Court closures and the exceptions

Effective March 19, 2020, revised April 16, 2020, by the order (the “Closure Order”) of Chief Justice Christopher E. Hinkson of the Supreme Court of British Columbia, all regular court operations are suspended and all matters scheduled to be heard are automatically adjourned. However, the Closure Order indicates that courts, at their discretion, may hear essential and urgent matters. Essential and urgent matters within civil litigation include:

  • matters related to public health and safety and COVID-19, including:
    • orders under the Quarantine Act; and
    • orders under the Public Health Act.
  • matters where there is a prima facie urgency, including:
    • refusal of treatment and end of life matters, including applications under the Health Care (Consent) and Care Facility (Admission) Act;
    • detention of individuals, including under the Mental Health Act and the Adult Guardianship Act;
    • emergency adult guardianship and committeeship orders, including under the Adult Guardianship Act and Patients Property Act;
    • housing evictions, including interim stays of orders of possession under the Residential Tenancy Act;
    • civil restraining orders;
    • preservation orders;
    • urgent injunction applications; and
    • urgent orders in the nature of habeas corpus, certiorari, mandamus and prohibition.

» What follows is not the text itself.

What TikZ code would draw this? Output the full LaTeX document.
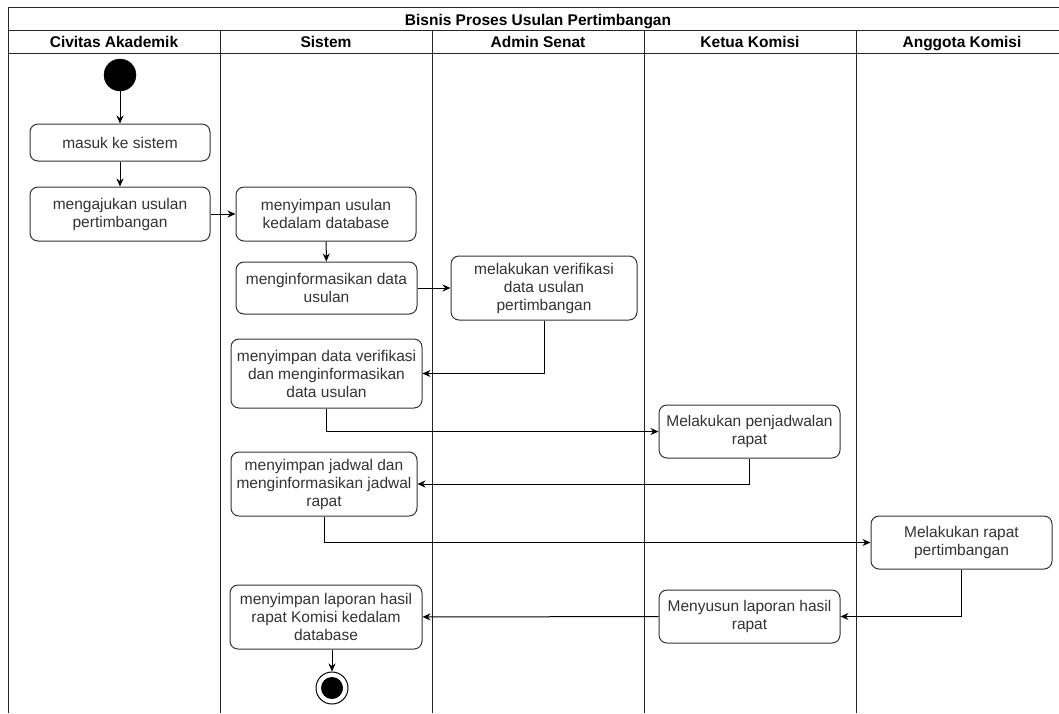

As noted the court’s decision to hear a matter is discretionary. This means that if your matter is not enumerated above, a court may still consider it to be urgent. Unfortunately, there have been no published decisions in regards to urgency within civil litigation at the time of this posting. For examples of urgency within family law, please review our COVID-19 Family posting, or for a personal assessment of your situation, please contact one of the lawyers at Hawthorne Piggott and Company.

Teleconferencing

Aside from the essential and urgent matters discussed above, as of April 20, 2020, parties who had matters scheduled between March 19, 2020 and May 29, 2020 may now, at the discretion of the court, schedule a telephone conference hearing if their matters meet the following criteria:

  • the matter is limited to one disputed issue, or (if the matter involves more than one issue) the parties have reached consent on some or all of the issues;
  • the disputed issue is suitable for determination by telephone and is estimated to take less than one hour; and
  • the disputed issue can be addressed on the basis of a single affidavit filed per party, no longer than 10 pages.

Limitation Periods

In a large part due to the closure of the courts, the Minister of Public Safety and Solicitor General of British Columbia declared on April 8, 2020 that, effective April 15, 2020, all mandatory limitation periods and other mandatory time periods would be suspended under the Limitation Periods (COVID-19) Order No. 2 (the “Limitation Order”). The Limitation Order replaced the Limitation Periods (COVID-19) Order that came into effect on March 26, 2020 and added the exclusions as discussed in our COVID-19 Construction post. The Limitation Order will be in effect until the date on which the last extension of the declaration of a state of emergency, made March 18, 2020 under section 9(1) of the Emergency Program Act, expires or is cancelled. As such, any timelines or time periods in ongoing civil matters (with the exception of those mentioned in our COVID-19 Construction post) are suspended until the provincial state of emergency is removed.

Liability

It should be also noted that on April 2, 2020, by order of the Minister of Public Safety and Solicitor General, those persons who operate or provide essential services are protected from liability for damages relating, directly or indirectly, to COVID-19, if those operating or providing those services are doing so in accordance with all applicable emergency and public health guidance.